Page 429 -
P. 429
420 CHAPTER 14 Online and ubiquitous HCI research
GOOGLE FLU
The history of Google's flu trend analysis tools (https://www.google.org/
flutrends/about/) illustrates some of the potential value—and some of the
pitfalls—in examining search data. Google's team analyzed a large corpus of
search queries combined with geographical information identifying the location
from which each query was issued. Noting a strong correlation between flu-
related queries and clinicians' visits potentially related to flu, they were able
to accurately predict which regions in the United States were experiencing flu
outbreaks (Ginsberg et al., 2009). The excitement generated by these results was
soon tempered by further experience demonstrating the trickiness of relating
web search activity to online reality. A 2011 investigation of the performance
of Google Flu Trends during the 2009 H1N1 influenza pandemic found that
search behavior changed during the pandemic, as users searched for terms
for influenza and related complications (Cook et al., 2011), and the estimates
for the 2013 flu season varied radically from those issued by the Centers for
Disease Control (Butler, 2013). A 2014 commentary reviewed related results
and suggested that search data might be most useful when combined with
other existing data sources (Lazer et al., 2014). This commentary also raised
an important concern relevant to other studies of web search trends: as search
engines are based on proprietary algorithms subject to regular revision, results
may not be reliable or replicable (Lazer et al., 2014). Unsurprisingly, the
exploration of twitter data for tracking flu epidemics has also been an area of
active research (Allen et al., 2016; Santillana et al., 2015).

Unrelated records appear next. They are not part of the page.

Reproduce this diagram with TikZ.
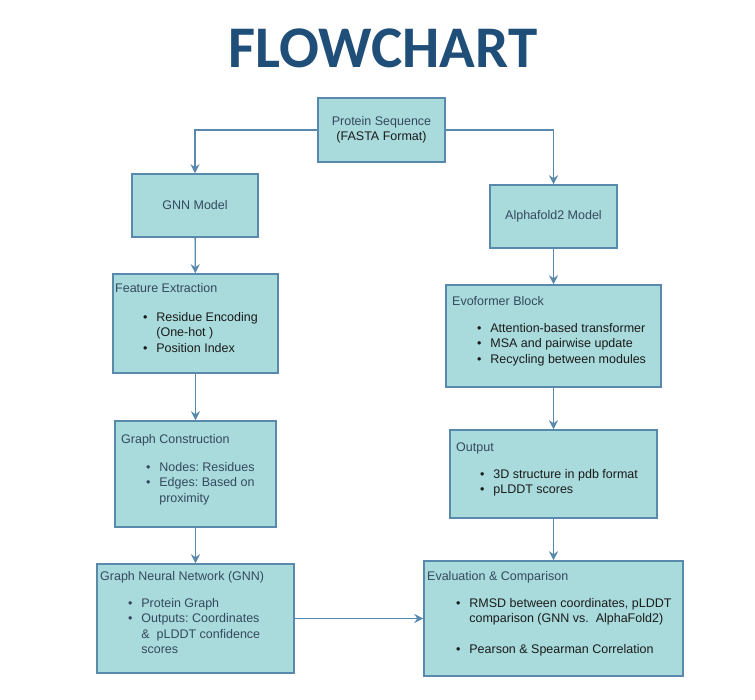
\documentclass[tikz,border=0pt]{standalone}
\usepackage{fontspec}
\setmainfont{Liberation Sans}
\newfontfamily\titlefont{Carlito}
\usetikzlibrary{arrows.meta}
\frenchspacing

\definecolor{BoxFill}{HTML}{A9DBDC}
\definecolor{BoxLine}{HTML}{5A89AE}
\definecolor{Head}{HTML}{34495E}
\definecolor{Body}{HTML}{1A1A1A}
\definecolor{Title}{HTML}{1F4E79}

\tikzset{
  box/.style={rectangle, draw=BoxLine, fill=BoxFill, line width=1.5pt, inner sep=0pt},
  link/.style={draw=BoxLine, line width=1.3pt, -{Stealth[length=9pt, width=9pt, inset=3pt]}},
  txt/.style={inner sep=0pt, anchor=base west, font=\fontsize{12.5}{15.3}\selectfont\frenchspacing},
}

\begin{document}
\begin{tikzpicture}[x=1pt, y=-1pt]

 \useasboundingbox (0,0) rectangle (755,699);

 %%%%%%%%%% Centres of the boxes %%%%%%%%%%
 \coordinate (c0) at (381.5,130);
 \coordinate (c1) at (195,205.5);
 \coordinate (c2) at (553.5,216.5);
 \coordinate (c3) at (195.5,323.5);
 \coordinate (c4) at (553.5,336);
 \coordinate (c5) at (195.5,474);
 \coordinate (c6) at (553.5,474);
 \coordinate (c7) at (195.5,618.5);
 \coordinate (c8) at (553.5,618.5);

 %%%%%%%%%% Title %%%%%%%%%%
 \node[anchor=base, inner sep=0pt, text=Title, font=\titlefont\bfseries\fontsize{59}{60}\selectfont] (title) at (383,67) {FLOWCHART};

 %%%%%%%%%% Boxes %%%%%%%%%%
 \node[box, minimum width=127pt, minimum height=64pt, align=center, font=\fontsize{12.5}{15.3}\selectfont] (seq) at (c0)
   {\textcolor{Head}{Protein Sequence}\\\textcolor{Body}{(FASTA Format)}};
 \node[box, minimum width=126pt, minimum height=63pt, text=Head, font=\fontsize{12.5}{15.3}\selectfont] (gnnm) at (c1) {GNN Model};
 \node[box, minimum width=127pt, minimum height=63pt, text=Head, font=\fontsize{12.5}{15.3}\selectfont] (alpha) at (c2) {Alphafold2 Model};
 \node[box, minimum width=165pt, minimum height=99pt] (feat) at (c3) {};
 \node[box, minimum width=215pt, minimum height=102pt] (evo) at (c4) {};
 \node[box, minimum width=161pt, minimum height=106pt] (graph) at (c5) {};
 \node[box, minimum width=207pt, minimum height=88pt] (outp) at (c6) {};
 \node[box, minimum width=197pt, minimum height=109pt] (gnn) at (c7) {};
 \node[box, minimum width=259pt, minimum height=115pt] (eval) at (c8) {};

 %%%%%%%%%% Texts in the boxes %%%%%%%%%%
 \node[txt, text=Head] (feathead) at (115,292.5) {Feature Extraction};
 \node[txt, text=Body] (featlist) at (142.8,321.5) {\begin{tabular}[t]{@{}l@{\hspace{9pt}}l@{}}
   \textbullet & Residue Encoding\\ & (One-hot )\\ \textbullet & Position Index\end{tabular}};

 \node[txt, text=Head] (evohead) at (452,305.5) {Evoformer Block};
 \node[txt, text=Body] (evolist) at (476.8,332.5) {\begin{tabular}[t]{@{}l@{\hspace{9pt}}l@{}}
   \textbullet & Attention-based transformer\\ \textbullet & MSA and pairwise update\\
   \textbullet & Recycling between modules\end{tabular}};

 \node[txt, text=Head] (graphhead) at (121,443.5) {Graph Construction};
 \node[txt, text=Head] (graphlist) at (145.8,471.5) {\begin{tabular}[t]{@{}l@{\hspace{9pt}}l@{}}
   \textbullet & Nodes: Residues\\ \textbullet & Edges: Based on\\ & proximity\end{tabular}};

 \node[txt, text=Head] (outphead) at (456,451.5) {Output};
 \node[txt, text=Body] (outplist) at (479.8,478.5) {\begin{tabular}[t]{@{}l@{\hspace{9pt}}l@{}}
   \textbullet & 3D structure in pdb format\\ \textbullet & pLDDT scores\end{tabular}};

 \node[txt, text=Head] (gnnhead) at (100,580.5) {Graph Neural Network (GNN)};
 \node[txt, text=Head] (gnnlist) at (127.8,607.5) {\begin{tabular}[t]{@{}l@{\hspace{9pt}}l@{}}
   \textbullet & Protein Graph\\ \textbullet & Outputs: Coordinates\\
   & \&\ \ pLDDT confidence\\ & scores\end{tabular}};

 \node[txt, text=Head] (evalhead) at (427,580.5) {Evaluation \& Comparison};
 \node[txt, text=Body] (evallist) at (455.8,607.5) {\begin{tabular}[t]{@{}l@{\hspace{9pt}}l@{}}
   \textbullet & RMSD between coordinates, pLDDT\\ & comparison (GNN vs.\ \ AlphaFold2)\\
   & \\ \textbullet & Pearson \& Spearman Correlation\end{tabular}};

 %%%%%%%%%% Connectors %%%%%%%%%%
 \draw[link] (seq.west) -| (gnnm.north);
 \draw[link] (seq.east) -| (alpha.north);
 \draw[link] (gnnm) -- (feat);
 \draw[link] (feat) -- (graph);
 \draw[link] (graph) -- (gnn);
 \draw[link] (alpha) -- (evo);
 \draw[link] (evo) -- (outp);
 \draw[link] (outp) -- (eval);
 \draw[link] (gnn) -- (eval);

\end{tikzpicture}
\end{document}
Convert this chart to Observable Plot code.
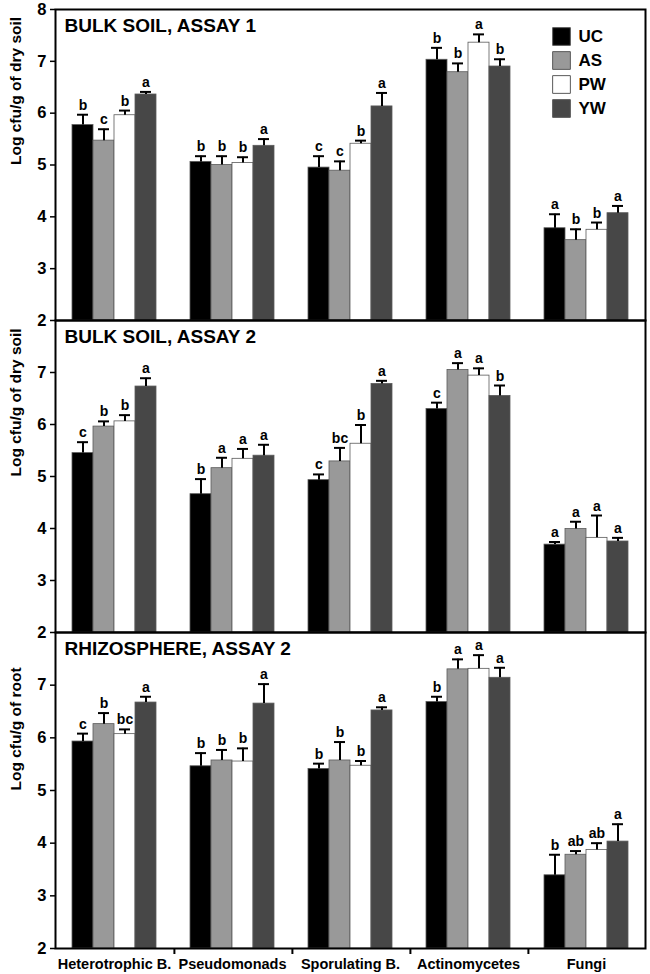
<!DOCTYPE html>
<html>
<head>
<meta charset="utf-8">
<script src="https://cdn.jsdelivr.net/npm/d3@7"></script>
<script src="https://cdn.jsdelivr.net/npm/@observablehq/plot@0.6"></script>
<style>
  body { margin: 0; background: #fff; }
  #chart { width: 650px; }
  #chart svg { display: block; max-width: none; }
</style>
</head>
<body>
<div id="chart"></div>
<script>
const categories = ["Heterotrophic B.", "Pseudomonads", "Sporulating B.", "Actinomycetes", "Fungi"];
const treatments = ["UC", "AS", "PW", "YW"];
const treatmentColors = ["#000000", "#999999", "#ffffff", "#474747"];
const panelTitles = ["BULK SOIL, ASSAY 1", "BULK SOIL, ASSAY 2", "RHIZOSPHERE, ASSAY 2"];
const yLabels = ["Log cfu/g of dry soil", "Log cfu/g of dry soil", "Log cfu/g of root"];
const yTicksTop = [2, 3, 4, 5, 6, 7, 8];
const yTicksOther = [2, 3, 4, 5, 6, 7];

// Panel 1: bulk soil, assay 1 (rows = categories, columns = UC, AS, PW, YW)
const bulk1Mean = [
  [5.77, 5.47, 5.96, 6.36],
  [5.06, 5.00, 5.04, 5.37],
  [4.95, 4.89, 5.41, 6.13],
  [7.03, 6.79, 7.36, 6.90],
  [3.78, 3.55, 3.75, 4.07]
];
const bulk1SE = [
  [0.20, 0.22, 0.09, 0.05],
  [0.11, 0.17, 0.11, 0.13],
  [0.22, 0.18, 0.06, 0.26],
  [0.23, 0.17, 0.16, 0.14],
  [0.27, 0.21, 0.14, 0.14]
];
const bulk1Letters = [
  ["b", "c", "b", "a"],
  ["b", "b", "b", "a"],
  ["c", "c", "b", "a"],
  ["b", "b", "a", "b"],
  ["a", "b", "b", "a"]
];

// Panel 2: bulk soil, assay 2
const bulk2Mean = [
  [5.45, 5.96, 6.06, 6.73],
  [4.66, 5.16, 5.34, 5.40],
  [4.93, 5.29, 5.63, 6.78],
  [6.30, 7.05, 6.94, 6.55],
  [3.69, 3.99, 3.82, 3.75]
];
const bulk2SE = [
  [0.21, 0.10, 0.12, 0.16],
  [0.29, 0.20, 0.19, 0.21],
  [0.11, 0.26, 0.36, 0.06],
  [0.12, 0.13, 0.14, 0.20],
  [0.05, 0.14, 0.43, 0.07]
];
const bulk2Letters = [
  ["c", "b", "b", "a"],
  ["b", "a", "a", "a"],
  ["c", "bc", "b", "a"],
  ["c", "a", "a", "b"],
  ["a", "a", "a", "a"]
];

// Panel 3: rhizosphere, assay 2
const rhizoMean = [
  [5.93, 6.26, 6.07, 6.67],
  [5.46, 5.57, 5.55, 6.65],
  [5.41, 5.57, 5.47, 6.52],
  [6.68, 7.30, 7.31, 7.14],
  [3.39, 3.78, 3.87, 4.03]
];
const rhizoSE = [
  [0.15, 0.21, 0.09, 0.11],
  [0.25, 0.20, 0.25, 0.37],
  [0.10, 0.35, 0.09, 0.06],
  [0.10, 0.19, 0.26, 0.19],
  [0.39, 0.07, 0.13, 0.33]
];
const rhizoLetters = [
  ["c", "b", "bc", "a"],
  ["b", "b", "b", "a"],
  ["b", "b", "b", "a"],
  ["b", "a", "a", "a"],
  ["b", "ab", "ab", "a"]
];

const panels = [
  {mean: bulk1Mean, se: bulk1SE, letters: bulk1Letters},
  {mean: bulk2Mean, se: bulk2SE, letters: bulk2Letters},
  {mean: rhizoMean, se: rhizoSE, letters: rhizoLetters}
];

// layout
const W = 650, ML = 53, MR = 4;
const OUTER = 0.72;
const FW = (W - ML - MR) / categories.length;
const STEP = FW / (treatments.length + 2 * OUTER);
const EDGE_DX = -(OUTER + 0.5) * STEP;
const heights = [320, 312, 342];
const margins = [[9, 0], [0, 0], [0, 26]];
const FONT = "'Liberation Sans', Arial, Helvetica, sans-serif";

function rowsFor(p) {
  return categories.flatMap((c, i) => treatments.map((t, j) => ({
    cat: c, trt: t, mean: p.mean[i][j], se: p.se[i][j], letter: p.letters[i][j]
  })));
}

const root = document.getElementById("chart");

panels.forEach((p, k) => {
  const rows = rowsFor(p);
  const isLast = k === panels.length - 1;
  const marks = [
    Plot.barY(rows, {fx: "cat", x: "trt", y1: 2, y2: "mean", fill: "trt", stroke: "#5a5a5a", strokeWidth: 0.8}),
    Plot.ruleX(rows, {fx: "cat", x: "trt", y1: "mean", y2: d => d.mean + d.se, stroke: "#000", strokeWidth: 2}),
    Plot.tickY(rows, {fx: "cat", x: "trt", y: d => d.mean + d.se, stroke: "#000", strokeWidth: 2, insetLeft: 5, insetRight: 5}),
    Plot.text(rows, {fx: "cat", x: "trt", y: d => d.mean + d.se, text: "letter", dy: -5, lineAnchor: "bottom", fontSize: 14, fontWeight: "bold", fill: "#000"}),
    Plot.text([panelTitles[k]], {fx: () => categories[0], frameAnchor: "top-left", dx: 9, dy: 9, lineAnchor: "top", textAnchor: "start", fontSize: 19, fontWeight: "bold", fill: "#000"}),
    Plot.text([yLabels[k]], {fx: () => categories[0], frameAnchor: "left", dx: -39, rotate: -90, fontSize: 15.5, fontWeight: "bold", fill: "#000"}),
    Plot.axisY({ticks: k === 0 ? yTicksTop : yTicksOther, tickSize: 5, tickPadding: 4, strokeWidth: 1.5, fontSize: 16.5, fontWeight: "bold", label: null, tickFormat: d => String(d)}),
    Plot.frame({facet: "super", stroke: "#000", strokeWidth: 2})
  ];
  if (k === 0) {
    treatments.forEach((t, i) => {
      marks.push(Plot.dot([t], {fx: () => "Fungi", frameAnchor: "top-left", dx: 34, dy: 27 + i * 24, symbol: "square", r: 10, fill: treatmentColors[i], stroke: "#5a5a5a", strokeWidth: 1}));
      marks.push(Plot.text([t], {fx: () => "Fungi", frameAnchor: "top-left", dx: 51, dy: 27 + i * 24, text: d => d, textAnchor: "start", lineAnchor: "middle", fontSize: 17, fontWeight: "bold", fill: "#000"}));
    });
  }
  if (isLast) {
    marks.push(Plot.ruleX(categories.slice(1), {fx: d => d, x: () => treatments[0], dx: EDGE_DX, y1: 2, y2: 2, insetBottom: -6, stroke: "#000", strokeWidth: 2}));
    marks.push(Plot.axisFx({anchor: "bottom", tickSize: 0, tickPadding: 10, fontSize: 14.5, fontWeight: "bold", label: null}));
  }
  const svg = Plot.plot({
    width: W,
    height: heights[k],
    marginLeft: ML,
    marginRight: MR,
    marginTop: margins[k][0],
    marginBottom: margins[k][1],
    style: {fontFamily: FONT, fontWeight: "bold", color: "#000", background: "transparent", overflow: "visible"},
    fx: {domain: categories, padding: 0, axis: isLast ? undefined : null, label: null},
    x: {domain: treatments, paddingInner: 0, paddingOuter: OUTER, axis: null},
    y: {domain: [2, 8]},
    color: {domain: treatments, range: treatmentColors},
    marks
  });
  root.appendChild(svg);
});
</script>
</body>
</html>
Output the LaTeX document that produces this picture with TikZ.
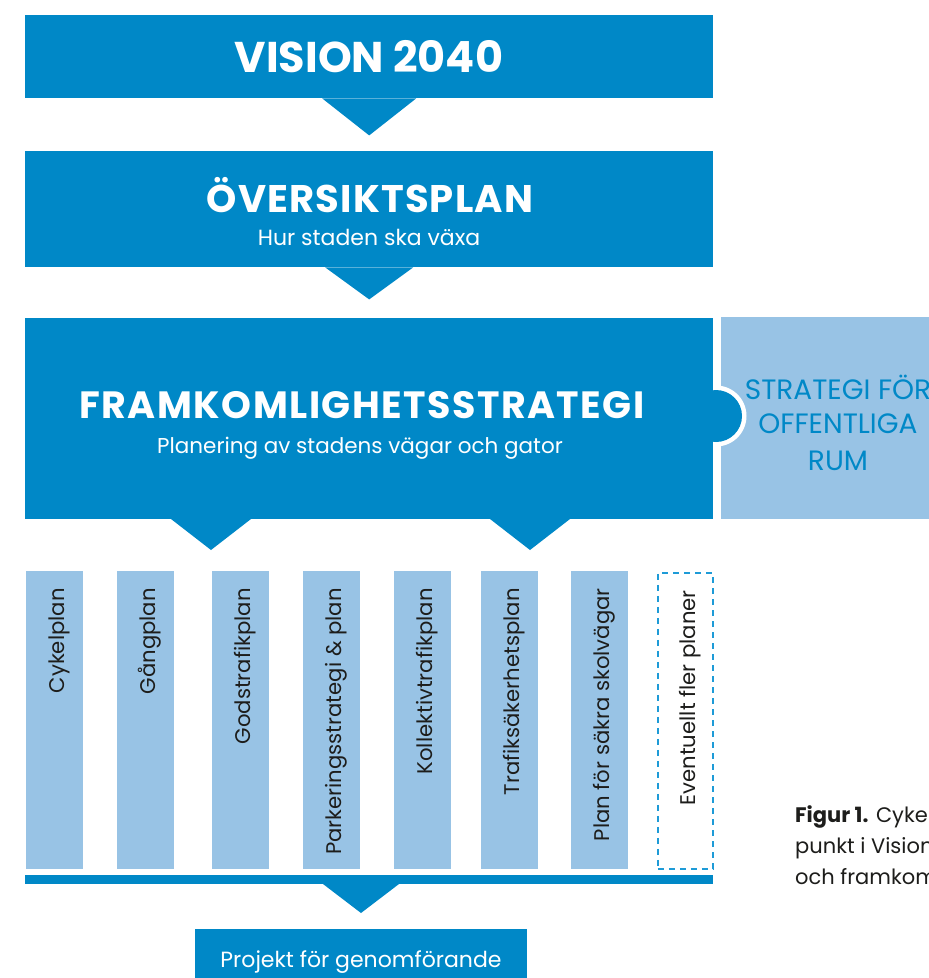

Despite concerns regarding the validity of predictions generated by Google
Flu Trends, search logs continue to be a rich source of data for researchers
interested in studying the implications of health-related terms. Some of this
work attempts to validate Flu Trends, using other relevant indicators, such
as flu-related visits to emergency departments (Klembczyk et al., 2016) as
comparison points. A South Korean effort used social media (Twitter and blog)
efforts to identify potential starting points in a subsequent examination of search
terms for flu-related concepts (Woo et al., 2016), providing an example of the
utility of combining multiple sources of online behavior data. Other efforts
include flu tracking using only Twitter data (Allen et al., 2016; Santillana
et al., 2015), and the use of search logs to identify possible adverse interactions
between two drugs (White et al., 2013), to study the increasing severity of
concern when searching for medical content (known as “Cyberchondria”)
(White and Horvitz, 2009), or to identify symptoms that might be early
indicators of cancers (Paparrizos et al., 2016). Related studies have used search
data to explore biases in the search for health-related information (White, 2013;
White and Hassan, 2014).